Builder Taylor Wimpey has set aside £130m to cover leasehold disputes that have seen some new build homeowners pay rising yearly ground rents to freeholders.
Taylor Wimpey says it started using the lease terms ten years ago in good faith, according to the Financial Times.
But a wave of customer complaints have caused the firm to reconsider the clauses.
The company says: “We acknowledge that the introduction of these doubling clauses was not consistent with our high standards of customer service and we are sorry for the unintended financial consequence and concern that they are causing…
“For those customers who acquired from, and remain the owner of a Taylor Wimpey leasehold property which is subject to this specific doubling clause, we have already entered into negotiations with the respective owners of the majority of the freeholds to alter the terms of the doubling lease to materially less expensive ground rent review terms, with the Group bearing the financial cost of doing so.

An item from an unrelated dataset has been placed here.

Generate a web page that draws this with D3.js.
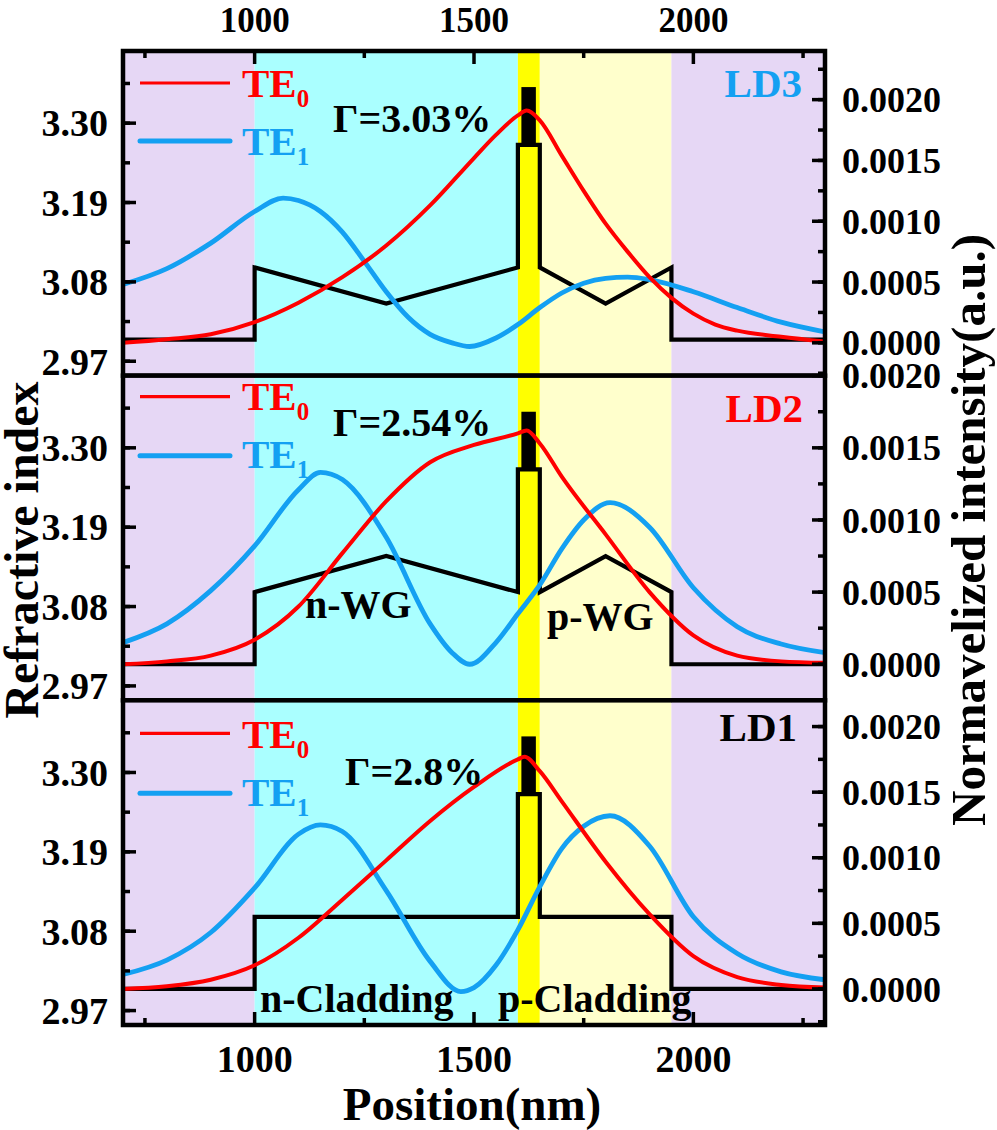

“As a consequence of this decision, the Group will make a gross provision of c.£130 million that will be recorded as an exceptional item in the 2017 first half accounts, which will have an impact of c.3 per cent of net assets.”
Some property developers have been accused of selling houses under leasehold terms that mean homeowners pay ground rents to the freeholder that can double every five or ten years.
Earlier this month Mortgage Strategy reported the Government could ban unfair leasehold terms for new build houses.